This one’s not really a documentary. At least not according to The Academy. (In fairness, I’m sort of inclined to agree. We’re not talking “partial” reenactment; this is full-on reconstruction. The “emphasis is on fact and not on fiction” bit certainly applies, though.)
But whatever it is — “Docudrama” seems as (un)fair a (non)descriptor as any — Touching the Void’s a pretty amazing film. And it’s streaming on NETFLIX INSTANT, as well as on AMAZON INSTANT($), SUNDANCE NOW($), and ITUNES($$$).
This gripping docudrama retells the mountaineering trek gone awry of Simon Yates and Joe Simpson, who breaks his leg during a disastrous climb of the remote and treacherous Siula Grande in the Andes of Peru. An incredible account of tragedy, friendship and human endurance.
Just in case the trailer doesn’t do the trick, I’ll add a warning. It’s incredibly — almost impossibly — intense, so be prepared for a demanding viewing experience.
But it’s also very much worth it.
This review from The Guardian’s Philip French highlights one of the things that makes it so intense: the visceral physicality of the film.
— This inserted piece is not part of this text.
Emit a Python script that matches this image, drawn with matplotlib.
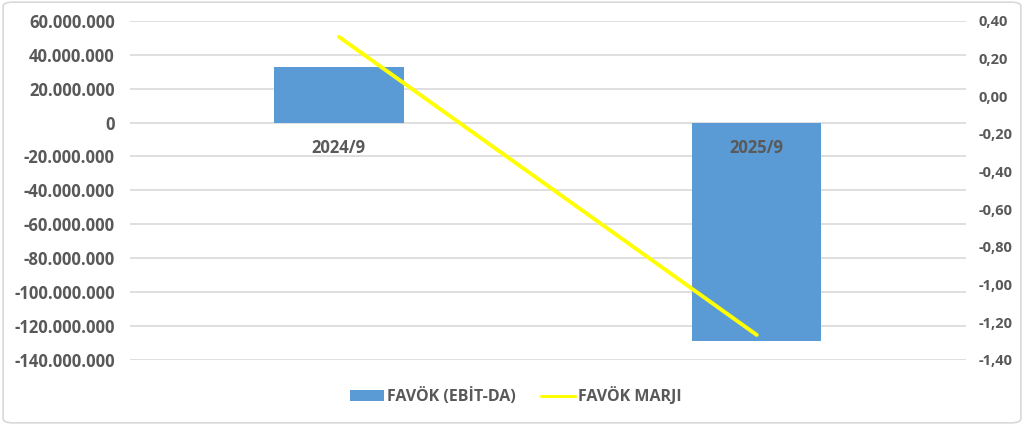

But he also touches on one of the stranger juxtapositions that it offers: the astonishing, stark beauty of the surroundings against which we watch this wrenching ordeal unfold.
Touching the Void is a very physical film. We experience the effort, the exhaustion, the pain, the triumph without triumphalism – and it is a breathtakingly beautiful film as we watch these small figures crossing glaciers and climbing rock faces in the majestic mountains.
Also, my “full-on reenactment” comment from before isn’t entirely fair. French again:
This story has been on moviemakers’ minds for some years and in a new epilogue to his book
Simpson talks of how it nearly became a vehicle for Tom Cruise, thus promoting the joke among the climbing community that Nicole Kidman would play Simon Yates. Fortunately the book then came into the hands of Macdonald, who had won an Oscar for One Day in September, his documentary about the massacre at the 1972 Munich Olympics. Macdonald had the brilliant idea of shooting the movie using actors to play Simpson, Yates and Richard Leaming, a young English adventurer they met in Lima and brought along to mind their base camp, and to have the real Simpson, Yates and Leaming talking both to camera and over the action as a form of commentary. The actors hardly say a word.
Despite the wonderful work done by Macdonald’s performers, the most memorable moments (for me) involve the two subjects, not their cinematic stand-ins. Most fascinating of all is their body-language when they’re together. It speaks volumes (and in this particular case, might even contradict the words being spoken).
So maybe it is a documentary after all.